Instructions to follow -
Return exactly, please, the lines that run from the line with "Rebuild this chart" to the line with "import * as", ends included, and omit all pictures.

Raw records -
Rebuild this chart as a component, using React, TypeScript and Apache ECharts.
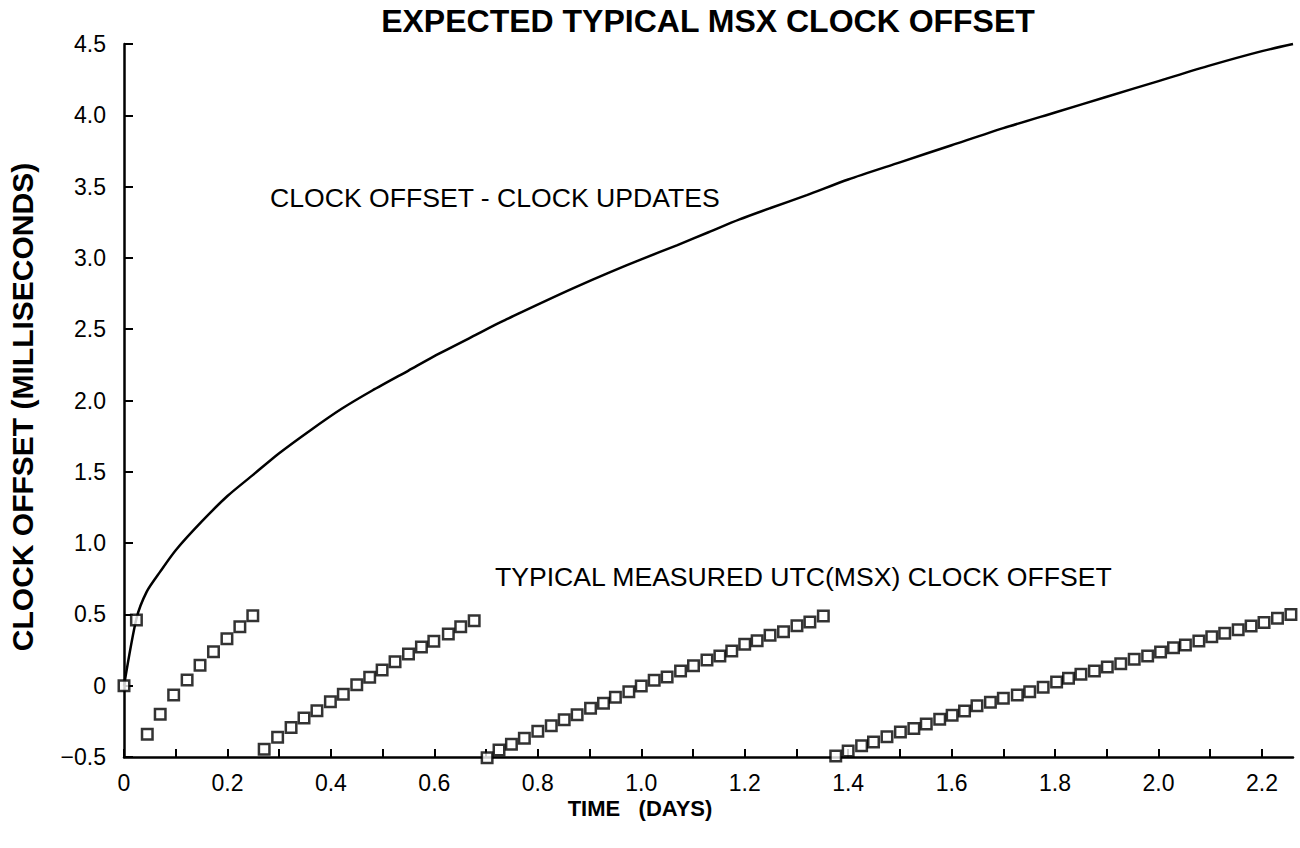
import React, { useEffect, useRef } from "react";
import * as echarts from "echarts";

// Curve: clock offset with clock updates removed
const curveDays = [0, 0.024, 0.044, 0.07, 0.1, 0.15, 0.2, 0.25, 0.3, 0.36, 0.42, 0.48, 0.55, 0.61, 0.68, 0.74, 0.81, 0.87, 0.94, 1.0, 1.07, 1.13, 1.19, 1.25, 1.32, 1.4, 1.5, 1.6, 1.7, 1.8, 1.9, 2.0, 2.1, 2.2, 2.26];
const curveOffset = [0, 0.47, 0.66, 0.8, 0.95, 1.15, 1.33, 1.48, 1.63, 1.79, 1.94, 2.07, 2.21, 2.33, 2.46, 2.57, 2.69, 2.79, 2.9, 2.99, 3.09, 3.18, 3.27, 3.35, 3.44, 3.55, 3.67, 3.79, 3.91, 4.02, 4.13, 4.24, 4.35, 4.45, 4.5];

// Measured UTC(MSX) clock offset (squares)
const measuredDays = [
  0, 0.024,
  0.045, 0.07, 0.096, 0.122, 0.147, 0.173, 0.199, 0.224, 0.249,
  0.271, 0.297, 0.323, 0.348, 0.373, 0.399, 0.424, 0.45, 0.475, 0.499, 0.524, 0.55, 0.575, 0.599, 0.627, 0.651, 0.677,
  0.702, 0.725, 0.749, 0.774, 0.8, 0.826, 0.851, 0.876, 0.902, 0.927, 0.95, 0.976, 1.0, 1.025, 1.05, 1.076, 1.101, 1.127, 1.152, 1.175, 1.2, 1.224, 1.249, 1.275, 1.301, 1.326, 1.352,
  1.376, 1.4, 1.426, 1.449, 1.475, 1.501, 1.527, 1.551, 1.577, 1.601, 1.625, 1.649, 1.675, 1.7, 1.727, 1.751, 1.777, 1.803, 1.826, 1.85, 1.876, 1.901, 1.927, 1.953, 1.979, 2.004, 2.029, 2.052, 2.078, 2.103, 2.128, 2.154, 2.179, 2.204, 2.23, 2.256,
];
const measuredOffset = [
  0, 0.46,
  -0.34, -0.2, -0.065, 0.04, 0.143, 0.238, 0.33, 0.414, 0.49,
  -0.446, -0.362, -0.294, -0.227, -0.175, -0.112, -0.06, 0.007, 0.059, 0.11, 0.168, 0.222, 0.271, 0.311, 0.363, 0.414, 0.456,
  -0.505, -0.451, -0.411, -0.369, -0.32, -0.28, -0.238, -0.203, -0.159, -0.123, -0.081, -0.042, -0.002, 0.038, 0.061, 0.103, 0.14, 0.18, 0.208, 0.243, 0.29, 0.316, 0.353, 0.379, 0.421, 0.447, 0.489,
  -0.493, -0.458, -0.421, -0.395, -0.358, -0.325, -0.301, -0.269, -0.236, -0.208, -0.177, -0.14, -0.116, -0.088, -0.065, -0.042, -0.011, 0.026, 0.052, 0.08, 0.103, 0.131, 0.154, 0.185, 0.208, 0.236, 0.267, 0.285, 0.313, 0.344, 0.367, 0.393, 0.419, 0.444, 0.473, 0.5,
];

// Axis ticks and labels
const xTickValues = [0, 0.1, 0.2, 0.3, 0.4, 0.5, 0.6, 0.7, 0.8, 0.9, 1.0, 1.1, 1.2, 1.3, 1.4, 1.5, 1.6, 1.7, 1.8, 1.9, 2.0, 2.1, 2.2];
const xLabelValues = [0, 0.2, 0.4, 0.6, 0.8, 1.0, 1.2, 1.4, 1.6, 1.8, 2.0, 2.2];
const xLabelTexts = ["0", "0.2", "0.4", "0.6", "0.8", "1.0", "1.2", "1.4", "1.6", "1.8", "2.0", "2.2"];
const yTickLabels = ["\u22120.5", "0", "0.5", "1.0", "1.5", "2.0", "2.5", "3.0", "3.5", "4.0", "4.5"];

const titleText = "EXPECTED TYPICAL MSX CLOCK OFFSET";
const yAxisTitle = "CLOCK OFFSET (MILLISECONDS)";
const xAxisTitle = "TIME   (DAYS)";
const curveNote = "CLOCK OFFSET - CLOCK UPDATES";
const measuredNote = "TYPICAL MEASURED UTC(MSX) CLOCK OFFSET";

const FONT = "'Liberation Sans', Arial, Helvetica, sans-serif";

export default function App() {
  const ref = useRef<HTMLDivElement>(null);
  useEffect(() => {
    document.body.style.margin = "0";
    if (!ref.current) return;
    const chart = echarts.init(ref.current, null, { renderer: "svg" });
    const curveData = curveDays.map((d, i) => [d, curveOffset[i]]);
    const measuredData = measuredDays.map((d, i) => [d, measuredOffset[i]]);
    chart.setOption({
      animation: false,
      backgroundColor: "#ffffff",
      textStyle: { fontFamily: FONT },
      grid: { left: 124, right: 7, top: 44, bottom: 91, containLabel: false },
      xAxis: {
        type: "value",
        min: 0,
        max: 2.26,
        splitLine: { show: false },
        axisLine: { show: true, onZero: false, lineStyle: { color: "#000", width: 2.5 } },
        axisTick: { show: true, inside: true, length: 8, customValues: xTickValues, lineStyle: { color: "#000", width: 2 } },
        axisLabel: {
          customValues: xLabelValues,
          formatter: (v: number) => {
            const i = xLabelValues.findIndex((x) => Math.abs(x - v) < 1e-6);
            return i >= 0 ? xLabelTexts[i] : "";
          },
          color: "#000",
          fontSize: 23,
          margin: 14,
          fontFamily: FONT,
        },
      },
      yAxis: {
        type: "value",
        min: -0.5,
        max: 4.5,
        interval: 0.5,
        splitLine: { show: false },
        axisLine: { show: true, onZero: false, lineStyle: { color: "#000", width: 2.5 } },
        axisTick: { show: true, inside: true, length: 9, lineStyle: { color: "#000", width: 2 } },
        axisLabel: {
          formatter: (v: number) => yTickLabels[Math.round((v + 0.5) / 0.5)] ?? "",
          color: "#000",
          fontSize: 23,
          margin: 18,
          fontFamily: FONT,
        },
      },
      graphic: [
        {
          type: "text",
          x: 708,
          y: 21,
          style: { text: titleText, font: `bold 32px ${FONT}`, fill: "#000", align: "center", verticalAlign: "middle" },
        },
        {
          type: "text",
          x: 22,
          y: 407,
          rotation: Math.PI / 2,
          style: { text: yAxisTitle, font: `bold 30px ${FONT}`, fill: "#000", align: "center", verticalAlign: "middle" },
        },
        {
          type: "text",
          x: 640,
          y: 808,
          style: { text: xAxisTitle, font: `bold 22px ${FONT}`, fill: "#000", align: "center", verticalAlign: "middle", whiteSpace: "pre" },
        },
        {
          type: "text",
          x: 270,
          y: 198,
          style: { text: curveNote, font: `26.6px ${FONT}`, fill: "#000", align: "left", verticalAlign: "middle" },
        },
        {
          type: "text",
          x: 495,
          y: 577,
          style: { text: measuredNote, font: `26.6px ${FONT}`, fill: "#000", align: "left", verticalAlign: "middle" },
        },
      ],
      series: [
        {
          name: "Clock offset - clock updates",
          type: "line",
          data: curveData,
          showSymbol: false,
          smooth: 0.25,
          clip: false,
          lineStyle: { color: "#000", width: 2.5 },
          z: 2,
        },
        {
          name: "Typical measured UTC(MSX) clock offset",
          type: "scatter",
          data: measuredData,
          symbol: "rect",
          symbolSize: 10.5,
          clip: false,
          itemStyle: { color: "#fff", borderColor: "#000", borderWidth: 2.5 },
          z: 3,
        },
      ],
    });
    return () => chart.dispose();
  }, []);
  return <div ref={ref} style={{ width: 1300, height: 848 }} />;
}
* * *
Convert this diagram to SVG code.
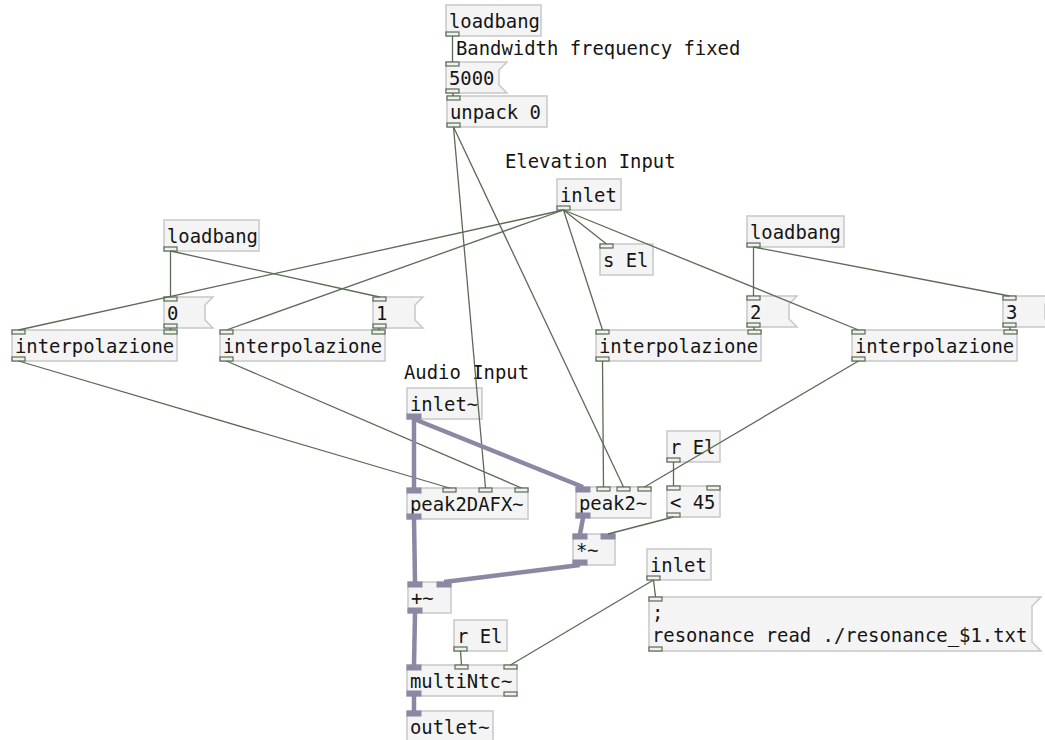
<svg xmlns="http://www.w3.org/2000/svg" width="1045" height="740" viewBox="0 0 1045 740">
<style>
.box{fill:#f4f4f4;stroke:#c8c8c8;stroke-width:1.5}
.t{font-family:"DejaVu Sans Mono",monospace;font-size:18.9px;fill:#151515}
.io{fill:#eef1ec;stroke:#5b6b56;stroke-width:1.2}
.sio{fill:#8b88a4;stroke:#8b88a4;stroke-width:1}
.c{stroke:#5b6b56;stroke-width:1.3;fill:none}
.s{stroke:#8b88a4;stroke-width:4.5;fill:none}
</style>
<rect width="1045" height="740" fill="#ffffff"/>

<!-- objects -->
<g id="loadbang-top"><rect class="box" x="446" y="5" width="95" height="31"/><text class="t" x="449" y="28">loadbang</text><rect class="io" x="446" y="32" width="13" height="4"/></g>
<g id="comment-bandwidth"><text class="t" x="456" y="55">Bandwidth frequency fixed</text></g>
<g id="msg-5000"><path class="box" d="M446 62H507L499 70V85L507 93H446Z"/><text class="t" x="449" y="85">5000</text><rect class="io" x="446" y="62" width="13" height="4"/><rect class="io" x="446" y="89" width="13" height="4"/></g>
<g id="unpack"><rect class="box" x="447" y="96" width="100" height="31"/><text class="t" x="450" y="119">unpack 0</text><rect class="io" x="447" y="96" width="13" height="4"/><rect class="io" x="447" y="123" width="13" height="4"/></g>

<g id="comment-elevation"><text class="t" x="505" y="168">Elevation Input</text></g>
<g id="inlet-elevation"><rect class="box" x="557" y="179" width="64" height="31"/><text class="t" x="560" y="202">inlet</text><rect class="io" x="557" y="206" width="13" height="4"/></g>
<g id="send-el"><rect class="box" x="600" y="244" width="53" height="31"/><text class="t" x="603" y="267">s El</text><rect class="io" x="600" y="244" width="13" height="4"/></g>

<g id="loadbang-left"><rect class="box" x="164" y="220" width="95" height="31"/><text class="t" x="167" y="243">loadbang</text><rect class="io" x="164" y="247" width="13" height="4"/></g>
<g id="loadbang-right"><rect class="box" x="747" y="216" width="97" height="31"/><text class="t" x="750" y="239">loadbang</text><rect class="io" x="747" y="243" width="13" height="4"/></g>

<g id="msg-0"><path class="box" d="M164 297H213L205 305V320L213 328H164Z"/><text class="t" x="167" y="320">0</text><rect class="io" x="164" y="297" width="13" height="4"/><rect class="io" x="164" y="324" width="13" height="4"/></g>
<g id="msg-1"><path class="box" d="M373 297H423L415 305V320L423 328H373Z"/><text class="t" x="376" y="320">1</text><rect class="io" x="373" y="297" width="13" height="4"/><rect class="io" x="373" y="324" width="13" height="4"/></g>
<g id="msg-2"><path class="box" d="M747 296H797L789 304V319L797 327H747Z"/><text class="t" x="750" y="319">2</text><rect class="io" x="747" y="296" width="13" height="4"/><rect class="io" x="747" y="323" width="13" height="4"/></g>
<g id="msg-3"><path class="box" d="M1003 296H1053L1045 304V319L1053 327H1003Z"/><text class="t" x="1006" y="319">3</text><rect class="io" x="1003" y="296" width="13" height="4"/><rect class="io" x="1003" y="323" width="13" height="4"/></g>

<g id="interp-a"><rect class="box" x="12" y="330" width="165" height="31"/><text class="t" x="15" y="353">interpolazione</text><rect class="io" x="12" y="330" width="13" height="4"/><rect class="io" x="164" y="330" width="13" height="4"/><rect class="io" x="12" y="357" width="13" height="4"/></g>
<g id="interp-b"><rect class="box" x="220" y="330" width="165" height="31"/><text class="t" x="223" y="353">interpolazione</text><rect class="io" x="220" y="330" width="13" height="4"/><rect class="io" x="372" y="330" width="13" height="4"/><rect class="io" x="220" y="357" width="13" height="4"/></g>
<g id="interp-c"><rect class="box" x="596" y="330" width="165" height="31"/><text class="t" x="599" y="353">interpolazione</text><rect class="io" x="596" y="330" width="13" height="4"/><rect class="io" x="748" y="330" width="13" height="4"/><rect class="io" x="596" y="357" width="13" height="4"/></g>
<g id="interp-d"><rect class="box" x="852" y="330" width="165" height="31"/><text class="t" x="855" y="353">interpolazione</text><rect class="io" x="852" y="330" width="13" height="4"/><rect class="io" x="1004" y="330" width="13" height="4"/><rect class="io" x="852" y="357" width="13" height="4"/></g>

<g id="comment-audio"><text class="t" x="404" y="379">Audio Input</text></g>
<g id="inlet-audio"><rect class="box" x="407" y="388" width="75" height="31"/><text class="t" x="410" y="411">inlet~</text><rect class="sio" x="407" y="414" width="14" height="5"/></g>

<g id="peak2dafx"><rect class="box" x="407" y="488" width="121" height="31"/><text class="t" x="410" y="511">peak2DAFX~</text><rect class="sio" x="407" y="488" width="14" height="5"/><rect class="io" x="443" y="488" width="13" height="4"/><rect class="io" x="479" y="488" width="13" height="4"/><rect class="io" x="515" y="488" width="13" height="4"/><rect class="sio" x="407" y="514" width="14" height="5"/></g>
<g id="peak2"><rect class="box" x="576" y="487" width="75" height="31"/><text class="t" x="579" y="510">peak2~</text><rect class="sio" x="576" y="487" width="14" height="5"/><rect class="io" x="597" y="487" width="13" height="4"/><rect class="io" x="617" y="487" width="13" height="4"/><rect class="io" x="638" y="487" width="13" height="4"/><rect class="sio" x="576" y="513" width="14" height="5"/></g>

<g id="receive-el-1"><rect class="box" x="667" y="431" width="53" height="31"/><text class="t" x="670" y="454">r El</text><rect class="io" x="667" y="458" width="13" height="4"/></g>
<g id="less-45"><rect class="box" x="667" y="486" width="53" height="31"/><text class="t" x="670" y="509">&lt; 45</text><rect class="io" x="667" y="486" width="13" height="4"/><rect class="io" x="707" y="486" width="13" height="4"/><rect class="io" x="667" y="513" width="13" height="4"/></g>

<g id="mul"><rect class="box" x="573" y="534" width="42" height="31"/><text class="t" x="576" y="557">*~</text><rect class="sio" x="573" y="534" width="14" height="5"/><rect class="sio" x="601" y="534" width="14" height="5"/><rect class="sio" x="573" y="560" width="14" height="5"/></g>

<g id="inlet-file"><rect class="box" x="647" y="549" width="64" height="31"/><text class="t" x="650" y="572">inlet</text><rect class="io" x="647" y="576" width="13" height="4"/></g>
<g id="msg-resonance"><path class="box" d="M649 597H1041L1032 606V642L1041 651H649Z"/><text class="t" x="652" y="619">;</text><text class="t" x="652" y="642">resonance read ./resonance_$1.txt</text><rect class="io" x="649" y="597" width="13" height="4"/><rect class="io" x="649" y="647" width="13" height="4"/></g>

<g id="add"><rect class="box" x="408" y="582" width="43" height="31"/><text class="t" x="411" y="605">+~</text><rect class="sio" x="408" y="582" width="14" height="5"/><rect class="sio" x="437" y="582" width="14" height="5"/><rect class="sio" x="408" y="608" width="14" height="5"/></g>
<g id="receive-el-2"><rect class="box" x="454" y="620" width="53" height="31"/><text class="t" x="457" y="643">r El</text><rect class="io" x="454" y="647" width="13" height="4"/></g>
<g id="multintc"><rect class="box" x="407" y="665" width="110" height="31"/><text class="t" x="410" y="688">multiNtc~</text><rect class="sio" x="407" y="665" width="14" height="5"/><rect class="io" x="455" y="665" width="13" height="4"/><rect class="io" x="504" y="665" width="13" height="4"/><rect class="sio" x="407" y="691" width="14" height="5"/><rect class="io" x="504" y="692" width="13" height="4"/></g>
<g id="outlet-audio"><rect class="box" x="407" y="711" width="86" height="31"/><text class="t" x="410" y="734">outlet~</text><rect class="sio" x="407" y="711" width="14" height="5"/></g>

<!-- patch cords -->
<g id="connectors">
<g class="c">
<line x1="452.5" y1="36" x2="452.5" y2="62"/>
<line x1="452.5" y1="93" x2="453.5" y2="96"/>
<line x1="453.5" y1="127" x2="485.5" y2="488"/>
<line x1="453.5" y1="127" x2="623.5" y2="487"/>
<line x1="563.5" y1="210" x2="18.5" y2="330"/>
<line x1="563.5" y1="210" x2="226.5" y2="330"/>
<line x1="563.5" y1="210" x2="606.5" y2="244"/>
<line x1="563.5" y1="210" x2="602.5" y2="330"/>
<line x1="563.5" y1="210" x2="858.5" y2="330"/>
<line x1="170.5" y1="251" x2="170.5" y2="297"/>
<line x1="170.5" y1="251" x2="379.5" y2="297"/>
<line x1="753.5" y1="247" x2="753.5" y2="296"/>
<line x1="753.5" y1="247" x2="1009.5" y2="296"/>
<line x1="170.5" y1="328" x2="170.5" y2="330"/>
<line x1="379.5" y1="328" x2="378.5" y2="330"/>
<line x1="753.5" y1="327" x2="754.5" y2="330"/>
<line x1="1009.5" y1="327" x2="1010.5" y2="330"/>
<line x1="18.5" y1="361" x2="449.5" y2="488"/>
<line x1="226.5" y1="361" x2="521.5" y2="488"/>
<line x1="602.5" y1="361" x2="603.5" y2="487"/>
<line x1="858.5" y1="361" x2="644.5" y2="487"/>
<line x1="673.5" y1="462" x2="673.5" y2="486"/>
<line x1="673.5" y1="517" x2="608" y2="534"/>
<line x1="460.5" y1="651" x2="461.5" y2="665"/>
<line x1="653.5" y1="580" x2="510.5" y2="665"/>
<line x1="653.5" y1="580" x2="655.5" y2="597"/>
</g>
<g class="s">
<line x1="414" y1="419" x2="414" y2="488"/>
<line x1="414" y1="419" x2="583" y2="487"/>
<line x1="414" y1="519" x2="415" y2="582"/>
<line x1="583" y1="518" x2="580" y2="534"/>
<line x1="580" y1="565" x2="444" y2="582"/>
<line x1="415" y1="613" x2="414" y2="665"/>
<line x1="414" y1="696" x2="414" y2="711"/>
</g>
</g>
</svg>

Exercise output -
Rebuild this chart as a component, using React, TypeScript and Apache ECharts.
import React, { useEffect, useRef } from "react";
import * as echarts from "echarts";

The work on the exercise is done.